Task goal: In the entries, find all lines that hold the word "React" and copy them.

Material shown:
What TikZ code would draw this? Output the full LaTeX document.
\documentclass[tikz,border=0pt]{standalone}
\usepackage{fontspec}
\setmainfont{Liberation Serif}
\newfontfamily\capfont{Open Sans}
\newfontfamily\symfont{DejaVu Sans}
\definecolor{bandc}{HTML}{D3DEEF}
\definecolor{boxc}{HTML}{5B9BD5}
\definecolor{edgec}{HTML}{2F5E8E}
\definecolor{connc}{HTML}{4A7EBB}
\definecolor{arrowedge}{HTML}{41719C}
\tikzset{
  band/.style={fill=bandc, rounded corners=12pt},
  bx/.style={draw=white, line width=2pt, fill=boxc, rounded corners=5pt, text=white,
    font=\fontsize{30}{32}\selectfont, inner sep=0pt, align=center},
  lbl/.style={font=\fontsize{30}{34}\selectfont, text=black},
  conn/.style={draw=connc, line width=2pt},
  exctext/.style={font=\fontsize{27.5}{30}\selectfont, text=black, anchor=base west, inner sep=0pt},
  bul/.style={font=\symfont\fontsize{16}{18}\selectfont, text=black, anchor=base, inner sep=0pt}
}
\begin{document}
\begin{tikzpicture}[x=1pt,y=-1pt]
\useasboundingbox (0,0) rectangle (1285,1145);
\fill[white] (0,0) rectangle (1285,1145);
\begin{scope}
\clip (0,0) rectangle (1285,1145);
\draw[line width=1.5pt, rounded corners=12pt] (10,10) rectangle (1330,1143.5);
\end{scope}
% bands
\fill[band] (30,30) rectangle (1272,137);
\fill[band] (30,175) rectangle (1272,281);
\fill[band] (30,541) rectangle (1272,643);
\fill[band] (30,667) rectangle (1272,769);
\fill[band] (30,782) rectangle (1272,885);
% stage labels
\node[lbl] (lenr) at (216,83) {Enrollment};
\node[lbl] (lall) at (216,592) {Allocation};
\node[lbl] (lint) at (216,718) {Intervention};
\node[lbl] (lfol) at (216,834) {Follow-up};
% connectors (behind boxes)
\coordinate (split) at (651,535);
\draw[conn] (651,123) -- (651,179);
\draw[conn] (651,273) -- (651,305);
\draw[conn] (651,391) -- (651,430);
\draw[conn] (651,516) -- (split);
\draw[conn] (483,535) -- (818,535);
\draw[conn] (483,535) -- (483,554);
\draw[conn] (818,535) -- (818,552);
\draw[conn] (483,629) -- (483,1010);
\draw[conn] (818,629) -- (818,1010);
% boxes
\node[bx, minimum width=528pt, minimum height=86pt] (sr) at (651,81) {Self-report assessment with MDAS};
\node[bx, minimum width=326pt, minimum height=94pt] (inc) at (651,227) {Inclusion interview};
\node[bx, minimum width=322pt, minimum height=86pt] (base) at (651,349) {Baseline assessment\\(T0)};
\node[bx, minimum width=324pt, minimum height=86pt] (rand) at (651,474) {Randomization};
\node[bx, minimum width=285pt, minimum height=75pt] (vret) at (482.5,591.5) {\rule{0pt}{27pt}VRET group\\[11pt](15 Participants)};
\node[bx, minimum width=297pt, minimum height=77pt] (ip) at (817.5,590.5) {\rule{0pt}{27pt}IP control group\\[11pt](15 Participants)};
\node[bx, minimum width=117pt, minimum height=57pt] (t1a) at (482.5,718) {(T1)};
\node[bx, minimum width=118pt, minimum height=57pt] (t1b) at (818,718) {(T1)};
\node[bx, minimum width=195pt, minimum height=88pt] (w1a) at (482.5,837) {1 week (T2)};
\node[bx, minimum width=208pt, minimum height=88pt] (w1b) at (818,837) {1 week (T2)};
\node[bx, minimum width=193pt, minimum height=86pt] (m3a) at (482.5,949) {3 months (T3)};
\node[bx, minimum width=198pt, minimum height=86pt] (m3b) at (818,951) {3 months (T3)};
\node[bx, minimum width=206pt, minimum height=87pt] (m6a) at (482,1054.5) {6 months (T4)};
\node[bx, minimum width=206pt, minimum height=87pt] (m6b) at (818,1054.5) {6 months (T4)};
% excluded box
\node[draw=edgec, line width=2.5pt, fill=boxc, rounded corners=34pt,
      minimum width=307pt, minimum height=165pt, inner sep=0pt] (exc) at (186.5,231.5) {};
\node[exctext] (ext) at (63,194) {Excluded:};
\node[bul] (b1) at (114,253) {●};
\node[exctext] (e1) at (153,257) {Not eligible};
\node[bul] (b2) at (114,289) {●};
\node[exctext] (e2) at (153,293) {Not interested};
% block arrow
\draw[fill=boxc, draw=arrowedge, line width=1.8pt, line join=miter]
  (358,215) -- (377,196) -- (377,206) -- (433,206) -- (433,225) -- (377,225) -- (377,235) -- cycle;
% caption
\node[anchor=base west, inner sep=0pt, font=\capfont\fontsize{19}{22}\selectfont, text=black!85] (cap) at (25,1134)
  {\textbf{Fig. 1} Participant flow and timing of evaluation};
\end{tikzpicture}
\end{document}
==
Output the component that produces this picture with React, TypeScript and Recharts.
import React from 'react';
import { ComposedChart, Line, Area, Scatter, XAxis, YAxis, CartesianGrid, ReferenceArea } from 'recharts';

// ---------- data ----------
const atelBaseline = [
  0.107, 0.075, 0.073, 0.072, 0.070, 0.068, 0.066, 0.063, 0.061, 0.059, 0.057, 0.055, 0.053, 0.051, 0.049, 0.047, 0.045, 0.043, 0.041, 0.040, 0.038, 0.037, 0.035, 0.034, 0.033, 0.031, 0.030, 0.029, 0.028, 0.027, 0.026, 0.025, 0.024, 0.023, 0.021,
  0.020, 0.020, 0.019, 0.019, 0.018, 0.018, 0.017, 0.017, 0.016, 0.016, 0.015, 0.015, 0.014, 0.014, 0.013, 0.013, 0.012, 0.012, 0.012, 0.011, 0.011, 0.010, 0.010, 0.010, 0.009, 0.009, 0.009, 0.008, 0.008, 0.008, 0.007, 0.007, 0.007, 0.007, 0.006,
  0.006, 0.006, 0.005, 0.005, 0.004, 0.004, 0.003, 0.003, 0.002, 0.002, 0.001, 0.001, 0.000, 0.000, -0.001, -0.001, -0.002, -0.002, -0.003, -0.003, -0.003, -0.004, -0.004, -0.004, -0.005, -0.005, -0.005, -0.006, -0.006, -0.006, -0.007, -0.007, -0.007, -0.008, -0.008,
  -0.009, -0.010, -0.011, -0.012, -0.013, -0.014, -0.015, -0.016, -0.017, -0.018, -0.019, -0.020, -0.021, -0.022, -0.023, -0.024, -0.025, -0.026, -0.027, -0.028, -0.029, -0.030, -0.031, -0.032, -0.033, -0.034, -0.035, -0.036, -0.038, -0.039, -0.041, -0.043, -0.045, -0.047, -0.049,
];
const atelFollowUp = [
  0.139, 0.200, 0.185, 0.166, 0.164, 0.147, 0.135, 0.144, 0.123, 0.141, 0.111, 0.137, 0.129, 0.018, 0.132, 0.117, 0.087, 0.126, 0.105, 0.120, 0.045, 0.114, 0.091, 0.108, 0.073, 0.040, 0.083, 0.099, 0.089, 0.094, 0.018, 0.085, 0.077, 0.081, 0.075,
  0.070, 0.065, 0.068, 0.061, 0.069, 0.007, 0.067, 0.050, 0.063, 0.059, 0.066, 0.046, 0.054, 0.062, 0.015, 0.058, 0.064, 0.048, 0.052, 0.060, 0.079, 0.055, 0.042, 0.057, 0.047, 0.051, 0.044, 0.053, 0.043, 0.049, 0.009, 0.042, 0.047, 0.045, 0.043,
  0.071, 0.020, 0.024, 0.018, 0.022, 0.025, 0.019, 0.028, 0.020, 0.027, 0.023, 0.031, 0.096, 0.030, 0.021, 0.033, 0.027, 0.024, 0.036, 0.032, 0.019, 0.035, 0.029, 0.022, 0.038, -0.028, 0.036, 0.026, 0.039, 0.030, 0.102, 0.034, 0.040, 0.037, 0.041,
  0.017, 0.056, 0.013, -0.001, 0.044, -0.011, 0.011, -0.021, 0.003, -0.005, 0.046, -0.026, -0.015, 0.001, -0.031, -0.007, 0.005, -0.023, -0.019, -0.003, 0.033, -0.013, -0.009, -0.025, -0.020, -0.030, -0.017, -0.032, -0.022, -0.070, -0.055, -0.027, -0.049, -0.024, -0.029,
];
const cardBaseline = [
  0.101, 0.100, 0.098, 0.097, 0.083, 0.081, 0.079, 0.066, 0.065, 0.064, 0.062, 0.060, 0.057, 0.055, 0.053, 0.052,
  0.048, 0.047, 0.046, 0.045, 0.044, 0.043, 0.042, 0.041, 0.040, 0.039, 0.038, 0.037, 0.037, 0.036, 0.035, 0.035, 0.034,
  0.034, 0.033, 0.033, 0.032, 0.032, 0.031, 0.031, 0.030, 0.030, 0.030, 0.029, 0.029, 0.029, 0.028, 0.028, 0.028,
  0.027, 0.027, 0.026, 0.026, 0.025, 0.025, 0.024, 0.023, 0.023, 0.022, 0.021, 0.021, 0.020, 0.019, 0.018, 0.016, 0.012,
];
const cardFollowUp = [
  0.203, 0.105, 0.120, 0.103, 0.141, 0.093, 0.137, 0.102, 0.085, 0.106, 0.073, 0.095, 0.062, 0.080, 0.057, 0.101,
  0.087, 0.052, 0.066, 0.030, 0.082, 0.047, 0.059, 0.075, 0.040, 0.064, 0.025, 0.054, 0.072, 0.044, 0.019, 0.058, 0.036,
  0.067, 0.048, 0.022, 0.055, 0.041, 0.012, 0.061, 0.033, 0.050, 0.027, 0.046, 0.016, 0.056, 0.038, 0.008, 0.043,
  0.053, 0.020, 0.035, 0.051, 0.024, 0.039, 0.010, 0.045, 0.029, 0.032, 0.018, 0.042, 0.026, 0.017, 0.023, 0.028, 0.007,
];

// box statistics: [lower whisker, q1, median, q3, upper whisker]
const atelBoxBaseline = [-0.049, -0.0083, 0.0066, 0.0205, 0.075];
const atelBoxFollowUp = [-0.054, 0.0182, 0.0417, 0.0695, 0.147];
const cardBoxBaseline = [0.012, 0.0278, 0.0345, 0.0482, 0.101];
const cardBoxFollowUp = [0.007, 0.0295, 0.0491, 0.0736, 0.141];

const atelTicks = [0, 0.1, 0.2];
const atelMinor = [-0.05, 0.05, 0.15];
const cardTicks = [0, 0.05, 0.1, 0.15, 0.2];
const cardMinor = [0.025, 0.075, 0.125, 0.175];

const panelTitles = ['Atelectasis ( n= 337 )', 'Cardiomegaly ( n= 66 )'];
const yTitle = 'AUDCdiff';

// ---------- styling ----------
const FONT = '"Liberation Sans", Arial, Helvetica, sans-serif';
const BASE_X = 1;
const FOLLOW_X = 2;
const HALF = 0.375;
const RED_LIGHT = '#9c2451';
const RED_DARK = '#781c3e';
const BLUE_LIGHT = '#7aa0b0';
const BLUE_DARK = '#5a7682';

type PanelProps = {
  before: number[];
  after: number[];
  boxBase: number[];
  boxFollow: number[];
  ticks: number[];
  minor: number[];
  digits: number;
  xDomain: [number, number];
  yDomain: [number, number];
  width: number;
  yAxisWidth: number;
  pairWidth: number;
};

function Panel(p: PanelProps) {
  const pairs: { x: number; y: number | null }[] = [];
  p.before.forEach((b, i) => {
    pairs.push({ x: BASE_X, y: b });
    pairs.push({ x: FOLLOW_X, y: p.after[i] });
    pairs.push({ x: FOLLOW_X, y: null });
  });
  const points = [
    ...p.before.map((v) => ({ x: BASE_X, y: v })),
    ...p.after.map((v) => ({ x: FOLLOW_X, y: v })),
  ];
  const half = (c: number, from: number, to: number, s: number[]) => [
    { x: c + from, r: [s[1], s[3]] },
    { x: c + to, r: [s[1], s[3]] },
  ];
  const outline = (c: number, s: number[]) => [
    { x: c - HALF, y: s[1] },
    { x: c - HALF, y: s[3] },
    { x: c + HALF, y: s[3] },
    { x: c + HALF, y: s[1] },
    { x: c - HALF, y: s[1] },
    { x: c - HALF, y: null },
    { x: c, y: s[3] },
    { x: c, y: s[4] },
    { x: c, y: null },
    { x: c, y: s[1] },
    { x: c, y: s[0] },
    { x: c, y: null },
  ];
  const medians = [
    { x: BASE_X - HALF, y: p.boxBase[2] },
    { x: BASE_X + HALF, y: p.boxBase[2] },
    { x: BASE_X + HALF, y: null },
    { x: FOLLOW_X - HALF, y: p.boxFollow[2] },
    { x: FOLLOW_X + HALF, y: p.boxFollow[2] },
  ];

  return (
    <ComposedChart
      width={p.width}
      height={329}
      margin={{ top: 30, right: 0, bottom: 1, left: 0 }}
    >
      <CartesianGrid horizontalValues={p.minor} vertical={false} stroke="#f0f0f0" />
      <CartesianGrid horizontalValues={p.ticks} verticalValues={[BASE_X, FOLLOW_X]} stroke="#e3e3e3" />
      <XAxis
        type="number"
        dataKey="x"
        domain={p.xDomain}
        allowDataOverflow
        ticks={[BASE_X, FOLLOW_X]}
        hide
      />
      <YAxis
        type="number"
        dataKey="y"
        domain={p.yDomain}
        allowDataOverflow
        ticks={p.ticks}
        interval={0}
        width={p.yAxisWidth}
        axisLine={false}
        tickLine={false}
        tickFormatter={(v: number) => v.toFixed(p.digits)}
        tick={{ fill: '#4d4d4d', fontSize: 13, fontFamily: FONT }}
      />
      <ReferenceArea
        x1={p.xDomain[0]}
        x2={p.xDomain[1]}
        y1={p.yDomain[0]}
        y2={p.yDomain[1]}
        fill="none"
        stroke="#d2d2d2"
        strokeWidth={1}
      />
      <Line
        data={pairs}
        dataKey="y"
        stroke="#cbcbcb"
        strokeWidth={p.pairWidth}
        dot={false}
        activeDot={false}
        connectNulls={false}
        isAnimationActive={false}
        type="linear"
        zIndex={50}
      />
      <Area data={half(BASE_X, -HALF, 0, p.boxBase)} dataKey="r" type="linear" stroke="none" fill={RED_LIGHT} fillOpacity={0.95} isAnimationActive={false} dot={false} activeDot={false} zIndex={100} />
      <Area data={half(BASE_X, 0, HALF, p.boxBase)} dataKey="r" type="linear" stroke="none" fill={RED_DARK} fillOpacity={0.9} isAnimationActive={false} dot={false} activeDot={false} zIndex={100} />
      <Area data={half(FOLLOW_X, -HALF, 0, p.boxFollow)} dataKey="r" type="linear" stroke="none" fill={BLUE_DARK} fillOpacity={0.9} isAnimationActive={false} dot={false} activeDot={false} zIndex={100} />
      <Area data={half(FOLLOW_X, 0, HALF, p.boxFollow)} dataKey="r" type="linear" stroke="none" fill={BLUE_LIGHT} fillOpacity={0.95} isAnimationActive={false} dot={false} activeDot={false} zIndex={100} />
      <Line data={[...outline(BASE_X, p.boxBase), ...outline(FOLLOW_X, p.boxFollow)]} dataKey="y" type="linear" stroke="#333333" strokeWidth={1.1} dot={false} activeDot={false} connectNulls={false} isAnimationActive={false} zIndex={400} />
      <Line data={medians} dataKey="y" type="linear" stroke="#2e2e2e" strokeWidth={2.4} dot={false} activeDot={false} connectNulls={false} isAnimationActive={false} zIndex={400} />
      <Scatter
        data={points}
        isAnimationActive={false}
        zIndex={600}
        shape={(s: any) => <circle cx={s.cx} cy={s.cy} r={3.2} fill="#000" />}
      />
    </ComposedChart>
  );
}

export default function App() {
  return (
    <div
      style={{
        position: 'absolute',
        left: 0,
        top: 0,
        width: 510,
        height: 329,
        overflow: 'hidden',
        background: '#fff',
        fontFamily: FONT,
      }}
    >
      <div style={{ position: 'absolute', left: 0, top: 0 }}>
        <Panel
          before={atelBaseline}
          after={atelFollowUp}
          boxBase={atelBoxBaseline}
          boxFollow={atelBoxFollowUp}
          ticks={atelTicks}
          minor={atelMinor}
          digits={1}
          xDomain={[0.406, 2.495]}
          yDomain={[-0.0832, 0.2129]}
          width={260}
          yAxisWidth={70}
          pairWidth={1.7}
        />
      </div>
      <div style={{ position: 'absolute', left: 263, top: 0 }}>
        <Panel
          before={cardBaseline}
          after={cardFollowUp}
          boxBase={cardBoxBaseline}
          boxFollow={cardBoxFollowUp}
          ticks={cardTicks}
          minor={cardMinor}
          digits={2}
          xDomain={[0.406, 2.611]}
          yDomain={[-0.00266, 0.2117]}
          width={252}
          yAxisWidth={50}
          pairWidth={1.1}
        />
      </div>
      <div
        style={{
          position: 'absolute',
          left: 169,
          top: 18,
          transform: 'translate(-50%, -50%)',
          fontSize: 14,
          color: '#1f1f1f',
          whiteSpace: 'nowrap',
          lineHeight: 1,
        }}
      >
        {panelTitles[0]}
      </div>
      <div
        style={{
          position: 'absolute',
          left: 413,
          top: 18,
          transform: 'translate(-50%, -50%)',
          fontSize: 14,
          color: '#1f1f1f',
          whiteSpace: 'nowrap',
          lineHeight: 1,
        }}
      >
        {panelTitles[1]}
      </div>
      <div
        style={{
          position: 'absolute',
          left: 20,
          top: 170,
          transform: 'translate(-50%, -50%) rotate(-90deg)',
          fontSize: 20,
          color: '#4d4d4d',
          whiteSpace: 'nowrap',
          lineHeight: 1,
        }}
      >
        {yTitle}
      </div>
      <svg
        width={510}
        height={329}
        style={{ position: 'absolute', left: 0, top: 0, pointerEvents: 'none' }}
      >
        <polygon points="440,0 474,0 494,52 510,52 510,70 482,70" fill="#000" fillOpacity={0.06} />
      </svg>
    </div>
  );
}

The solution:
Output the component that produces this picture with React, TypeScript and Recharts.
import React from 'react';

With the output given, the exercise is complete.